Just one of the 22 new tenure appointments during the 2003-2004 academic year—Professor of Anthropology Noreen Tuross—was female, according to statistics released this summer.
And women received just 13 percent of the 32 tenure offers last year, down from 36 percent of senior offers during 2000-2001, the last year of Neil L. Rudenstine’s presidency, according to Science magazine, which first reported the letter last week.
The professors’ letter and the complaints voiced at yesterday’s meeting echoed concerns about the female tenure statistics that appeared last year, when Dean of the Faculty William C. Kirby highlighted the declining numbers in his annual letter.
“It is going to be a smaller group of women within the people who have been offered tenure,” Kirby told The Crimson in June. “[But] we have had stronger and weaker years in recruitment of women at all levels of the Faculty.”

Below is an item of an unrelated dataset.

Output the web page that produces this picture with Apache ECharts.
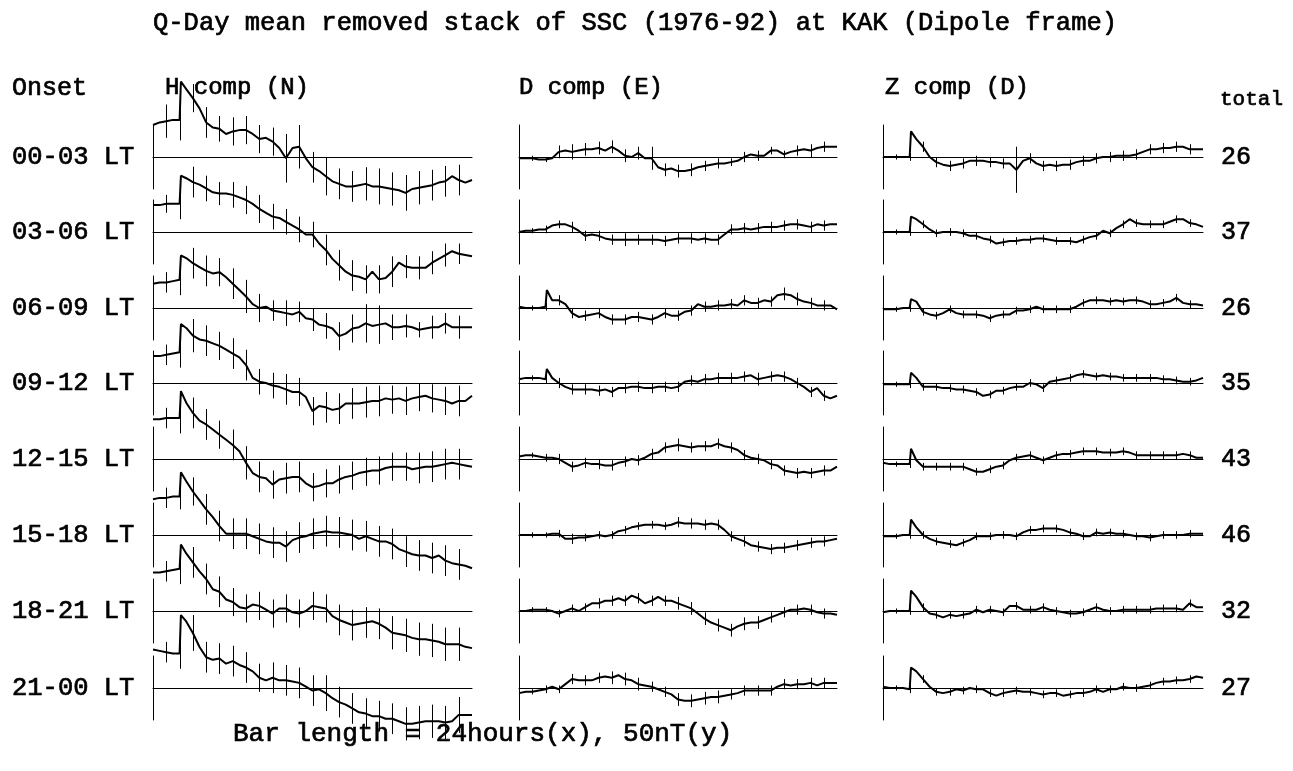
<!DOCTYPE html>
<html><head><meta charset="utf-8">
<script src="https://cdn.jsdelivr.net/npm/echarts@6/dist/echarts.min.js"></script>
<style>html,body{margin:0;padding:0;background:#fff}#c{width:1293px;height:771px}</style>
</head><body><div id="c"></div><script>
// time axis (hours; SSC onset at 2 h), bar = 24 hours
const T = [0,0.5,1,1.5,2,2.1,2.5,3,3.5,4,4.5,5,5.5,6,6.5,7,7.5,8,8.5,9,9.5,10,10.5,11,11.5,12,12.5,13,13.5,14,14.5,15,15.5,16,16.5,17,17.5,18,18.5,19,19.5,20,20.5,21,21.5,22,22.5,23,23.5,24];
const errHours = [1,2,3,4,5,6,7,8,9,10,11,12,13,14,15,16,17,18,19,20,21,22,23];
const onsetLabels = ['00-03 LT','03-06 LT','06-09 LT','09-12 LT','12-15 LT','15-18 LT','18-21 LT','21-00 LT'];
const totals = [26,37,26,35,43,46,32,27];
const compLabels = ['H comp (N)','D comp (E)','Z comp (D)'];

// H component (nT)
const hComp = [
 [25,27,28,29,29,59,53,46,38,27,23,22,18,20,21,21,18,14,15,12,7,-1,7,8,-1,-8,-11,-15,-19,-21,-23,-23,-22,-21,-23,-23,-24,-25,-26,-28,-25,-24,-23,-22,-20,-19,-15,-18,-20,-18],
 [21,21,22,22,22,44,42,39,37,34,31,30,30,29,27,25,22,18,15,12,11,8,5,2,-2,-2,-9,-14,-21,-26,-31,-34,-35,-37,-31,-37,-36,-31,-24,-27,-28,-28,-28,-24,-21,-18,-15,-17,-18,-19],
 [19,20,20,21,22,41,39,35,32,29,27,28,24,19,14,9,3,0,1,-2,-3,-4,-5,-3,-8,-9,-13,-14,-16,-22,-20,-16,-15,-12,-14,-13,-12,-15,-15,-14,-15,-17,-16,-15,-15,-12,-15,-15,-15,-15],
 [21,21,22,23,24,46,43,37,34,33,31,29,26,23,20,14,4,1,0,-2,-3,-5,-7,-7,-11,-22,-18,-19,-21,-20,-16,-16,-16,-15,-14,-14,-12,-13,-12,-14,-12,-11,-10,-12,-13,-14,-16,-14,-14,-10],
 [31,31,32,32,32,53,44,36,30,27,23,19,15,11,6,-3,-11,-14,-15,-20,-16,-15,-14,-14,-19,-22,-21,-19,-19,-16,-14,-13,-11,-10,-9,-9,-7,-6,-6,-6,-8,-7,-6,-6,-5,-4,-3,-4,-5,-6],
 [28,29,29,30,30,49,42,34,27,20,14,7,1,1,1,1,-1,-3,-5,-6,-6,-9,-4,-2,-1,1,2,3,2,2,1,0,-3,-1,-3,-5,-5,-7,-11,-13,-15,-16,-16,-18,-16,-20,-22,-23,-24,-26],
 [30,30,31,32,33,52,45,38,31,25,17,15,9,7,3,2,5,4,1,-2,2,2,-1,-2,0,4,3,2,-4,-7,-9,-11,-10,-9,-8,-10,-13,-17,-18,-19,-21,-22,-22,-23,-24,-26,-26,-26,-28,-29],
 [30,29,28,27,27,57,52,43,32,24,22,23,19,21,18,16,13,8,6,8,6,6,5,4,1,-2,-1,-4,-8,-11,-13,-16,-19,-20,-22,-22,-24,-24,-26,-28,-28,-27,-26,-26,-26,-27,-26,-21,-21,-21]
];
const hErr = [
 [13,16,11,12,10,11,11,11,11,19,17,12,15,12,12,13,14,13,14,13,12,12,12],
 [7,12,12,10,9,10,11,11,10,10,10,10,12,12,12,11,11,12,9,9,9,9,8],
 [8,12,12,12,11,12,13,11,8,10,8,9,10,11,11,15,15,10,9,6,9,8,9],
 [8,12,13,12,11,12,12,10,10,12,11,11,12,12,12,12,12,11,11,11,11,11,12],
 [8,12,12,12,11,12,13,12,11,12,12,11,11,11,11,11,11,11,11,12,12,12,12],
 [8,10,11,12,12,12,12,12,12,12,12,12,12,12,12,12,12,12,12,12,12,12,12],
 [8,12,12,12,12,11,11,11,11,11,11,11,11,12,12,12,12,13,13,13,13,13,13],
 [8,12,14,12,12,12,12,11,12,12,12,12,14,12,12,12,12,12,13,13,13,13,14]
];

// D component (nT)
const dComp = [
 [-1,-1,-1,-2,-2,-2,-1,4,5,4,5,6,6,7,5,8,5,1,0,3,-1,-1,-8,-10,-9,-11,-11,-10,-8,-7,-6,-5,-5,-4,-3,0,2,1,1,5,5,2,4,5,6,5,7,8,8,8],
 [0,1,1,2,2,2,5,6,6,4,1,-3,-2,-3,-5,-6,-6,-6,-6,-6,-6,-6,-6,-7,-6,-5,-5,-5,-6,-5,-6,-6,-2,2,2,3,2,3,4,4,4,5,6,6,5,4,6,5,6,6],
 [1,0,0,0,1,14,6,6,3,-4,-7,-6,-5,-4,-7,-9,-9,-9,-7,-7,-8,-9,-7,-4,-6,-6,-3,-2,3,1,1,2,2,3,2,6,4,4,6,5,10,11,10,7,5,4,2,2,2,-1],
 [3,4,4,4,3,11,4,0,-3,-5,-5,-5,-5,-6,-5,-7,-4,-4,-3,-3,-4,-4,-3,-3,-4,-3,1,2,1,3,3,4,4,4,4,5,6,3,4,5,6,5,3,0,-3,-7,-4,-10,-12,-10],
 [2,3,3,2,1,1,1,0,-3,-6,-5,-3,-4,-4,-5,-5,-3,-2,0,-1,1,4,5,9,10,11,10,9,10,10,10,12,10,9,7,3,1,0,-1,-4,-5,-9,-10,-11,-10,-11,-10,-9,-9,-6],
 [0,0,0,0,0,0,1,1,-3,-3,-2,-2,-1,0,-1,0,3,4,6,7,8,8,8,7,8,10,9,9,9,8,9,8,4,-1,-3,-5,-8,-9,-10,-11,-10,-10,-9,-8,-7,-6,-5,-5,-4,-3],
 [0,0,1,1,1,1,0,-2,0,2,0,3,6,6,8,8,10,8,12,10,6,8,11,8,8,6,4,2,-2,-6,-9,-11,-13,-15,-12,-10,-9,-9,-7,-5,-3,-1,1,1,2,1,-1,-2,-2,-3],
 [-4,-3,-3,-2,-1,0,1,-1,3,7,6,6,6,8,9,8,10,7,6,3,2,1,-1,-3,-5,-9,-10,-10,-9,-8,-7,-7,-6,-5,-4,-2,-2,-2,-2,-2,1,3,2,3,3,4,2,4,4,4]
];
const dErr = [
 [2,2,5,6,5,5,5,5,5,9,5,5,5,4,4,3,4,4,3,3,4,5,4],
 [2,3,3,4,4,4,4,5,4,4,4,4,4,4,4,4,4,4,4,4,4,4,4],
 [2,3,4,4,4,4,4,4,4,4,4,4,4,4,4,4,4,4,4,5,5,4,4],
 [2,3,4,4,4,4,4,4,4,4,4,4,4,4,4,4,4,5,4,4,4,4,4],
 [2,3,4,4,4,4,4,4,4,4,4,5,4,4,4,4,4,4,4,4,4,4,4],
 [2,2,3,4,3,3,3,3,3,3,3,4,4,4,4,4,4,4,4,4,4,4,4],
 [2,2,3,3,3,4,4,4,4,4,4,5,5,5,5,5,5,5,4,4,4,4,4],
 [2,3,3,4,4,4,5,5,5,4,4,5,5,5,5,4,4,4,4,4,4,4,4]
];

// Z component (nT)
const zComp = [
 [0,0,0,0,0,20,14,8,0,-4,-6,-7,-6,-5,-3,-3,-3,-4,-4,-5,-5,-10,-3,-1,-5,-7,-6,-7,-6,-6,-4,-3,-3,-1,0,0,1,1,1,2,4,6,6,7,7,8,8,6,6,6],
 [0,0,0,0,0,12,10,6,2,-1,0,0,0,-1,-3,-3,-5,-6,-9,-8,-7,-7,-6,-6,-5,-5,-6,-7,-7,-7,-8,-6,-4,-3,1,-1,3,6,10,7,6,6,6,6,8,10,10,7,6,4],
 [-1,-1,-1,0,0,7,5,-3,-5,-6,-4,-1,-4,-5,-5,-5,-6,-8,-6,-5,-5,-2,-2,-1,1,-1,-1,-1,-1,-1,1,4,6,6,6,5,6,5,6,6,5,3,3,4,5,8,4,3,3,2],
 [-1,-1,-1,-1,-1,8,4,-3,-3,-3,-4,-4,-5,-5,-6,-7,-10,-9,-6,-6,-4,-3,-3,0,-1,-4,1,2,3,4,6,7,6,5,6,5,5,4,4,4,4,4,4,3,3,2,1,1,2,4],
 [-3,-4,-4,-4,-4,8,-1,-6,-6,-6,-6,-6,-6,-6,-8,-10,-10,-8,-6,-5,-1,1,2,3,1,-1,1,3,4,4,5,6,6,6,5,5,5,6,5,3,3,3,3,3,3,3,4,3,1,1],
 [-1,-1,-1,0,0,12,6,0,-3,-5,-6,-7,-8,-6,-4,-1,-1,-1,0,0,0,-1,2,4,4,5,5,5,4,2,1,-1,-1,2,1,2,1,1,0,-1,-1,-2,-1,0,0,0,0,1,1,1],
 [-1,0,0,0,0,16,11,3,-2,-3,-5,-3,-4,-3,-2,1,-1,1,0,-1,4,4,1,1,1,3,1,0,-1,-2,-2,-1,1,3,1,0,0,1,1,1,1,1,2,2,2,2,1,6,3,3],
 [1,0,0,0,-1,16,13,7,1,-3,-4,-3,-1,-2,0,-1,-1,-4,-6,-4,-3,-2,-3,-3,-4,-5,-4,-4,-6,-5,-4,-4,-3,-1,-3,-1,-1,1,0,0,1,2,4,5,5,6,6,7,9,8]
];
const zErr = [
 [2,3,4,4,4,4,4,4,4,18,4,4,4,4,4,4,4,4,4,4,4,4,4],
 [2,3,3,3,3,3,3,3,3,3,3,3,3,3,3,3,3,3,3,3,3,3,3],
 [2,3,3,3,3,3,3,3,3,3,3,3,3,3,3,3,3,3,3,3,3,3,3],
 [2,3,3,3,3,3,3,3,3,3,3,3,3,3,3,3,3,3,3,3,3,3,3],
 [2,3,3,3,3,3,3,3,3,3,3,3,3,3,3,3,3,3,3,3,3,3,3],
 [2,3,3,3,3,3,3,3,3,3,3,3,3,3,3,3,3,3,3,3,3,3,3],
 [2,3,3,3,3,3,3,3,3,3,3,3,3,3,3,3,3,3,3,3,3,3,3],
 [2,3,3,3,3,3,3,3,3,3,3,3,3,3,3,3,3,3,3,3,3,3,3]
];

const comps = [hComp, dComp, zComp];
const errs = [hErr, dErr, zErr];

// layout
const colLeft = [153, 519, 883];
const colWidth = [319, 318, 320];
const rowBase = [157, 232, 308, 383, 459, 535, 611, 688];
const half = 32; // px for 25 nT (bar = 50 nT)
const FONT = '"Liberation Mono", "DejaVu Sans Mono", monospace';

const grid = [], xAxis = [], yAxis = [], series = [];
let k = 0;
for (let c = 0; c < 3; c++) {
  for (let r = 0; r < 8; r++) {
    grid.push({left: colLeft[c], width: colWidth[c], top: rowBase[r] - half, height: 2 * half, containLabel: false});
    xAxis.push({gridIndex: k, type: 'value', min: 0, max: 24,
      axisLine: {show: true, onZero: true, lineStyle: {color: '#000', width: 1}},
      axisTick: {show: false}, axisLabel: {show: false}, splitLine: {show: false}});
    yAxis.push({gridIndex: k, type: 'value', min: -25, max: 25,
      axisLine: {show: true, lineStyle: {color: '#000', width: 1}},
      axisTick: {show: false}, axisLabel: {show: false}, splitLine: {show: false}});
    const vals = comps[c][r];
    series.push({type: 'line', xAxisIndex: k, yAxisIndex: k, clip: false, silent: true,
      showSymbol: false, symbol: 'none', animation: false,
      lineStyle: {color: '#000', width: 2}, data: T.map((t, i) => [t, vals[i]])});
    const eb = errHours.map((h, i) => [h, vals[T.indexOf(h)], errs[c][r][i]]);
    series.push({type: 'custom', xAxisIndex: k, yAxisIndex: k, clip: false, silent: true, animation: false,
      dimensions: ['t', 'v', 'e'], encode: {x: 0, y: 1},
      renderItem: function (params, api) {
        const t = api.value(0), v = api.value(1), e = api.value(2);
        const p1 = api.coord([t, v - e]), p2 = api.coord([t, v + e]);
        const x = Math.round(p1[0]) + 0.5;
        return {type: 'line', shape: {x1: x, y1: p1[1], x2: x, y2: p2[1]},
          style: {stroke: '#000', lineWidth: 1}};
      },
      data: eb});
    k++;
  }
}

const graphic = [];
function txt(x, y, s, size, align) {
  graphic.push({type: 'text', x: x, y: y, silent: true,
    style: {text: s, fill: '#000', stroke: '#000', lineWidth: 0.7,
      font: 'normal ' + size + 'px ' + FONT, textAlign: align || 'left', textVerticalAlign: 'middle'}});
}
txt(153, 23, 'Q-Day mean removed stack of SSC (1976-92) at KAK (Dipole frame)', 25.5);
txt(12, 88, 'Onset', 25);
txt(165, 88, compLabels[0], 24);
txt(519, 88, compLabels[1], 24);
txt(885, 88, compLabels[2], 24);
txt(1220, 99, 'total', 21);
for (let r = 0; r < 8; r++) {
  txt(12, rowBase[r], onsetLabels[r], 25.5);
  txt(1221, rowBase[r], String(totals[r]), 25);
}
txt(233, 734, 'Bar length = 24hours(x), 50nT(y)', 26);

const chart = echarts.init(document.getElementById('c'), null, {renderer: 'canvas'});
chart.setOption({animation: false, backgroundColor: '#fff', grid, xAxis, yAxis, series, graphic});
</script></body></html>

Kirby wrote in an e-mail yesterday that while the numbers have not changed significantly since the latest statistics were released over the summer, a number of pending offers “lead me to expect that the coming academic year may have rather different results.”
In their June 18 letter, professors warned Kirby and University President Lawrence H. Summers that the decline may be an unintended result of new policies—including a push to tenure younger faculty—enacted over the past few years, Science reported.

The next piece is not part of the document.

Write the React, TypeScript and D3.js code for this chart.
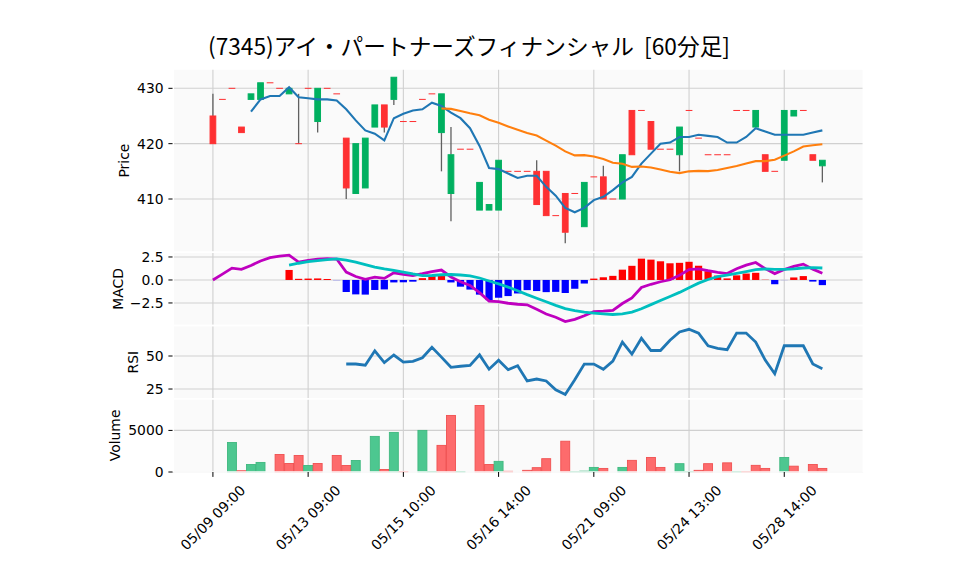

But Summers said yesterday that the “pattern is determined by departments” and their recommendations for tenure.
“The appointments the University makes are the appointments the departments recommend,” he said. “A very small percentage are turned down...the real issue is the appointments that departments make.”
Summers said he is meeting in October with a standing group of women faculty.
Kirby wrote that a new, more transparent tenure procedure and divisional deans would help, and added that he would emphasize the issue in upcoming meetings with department chairs.
“Deans and presidents can approve proposed appointments, but sustained progress has to be built primarily on proposals brought forward by departments,” Kirby wrote.
But leadership from Kirby and Summers is critical, said one member of the Faculty Council, the 18-member FAS governing body.
“It’s got to be led by the dean or the president for it to get anywhere,” said the member, who asked to remain anonymous.
Some faculty said they worry that department chairs are not making the recruitment of women a high enough priority.
“Most members of the search committee are men, and they’ll often bring in a token woman candidate after they’ve decided to hire somebody else,” one signer of the letter told Science.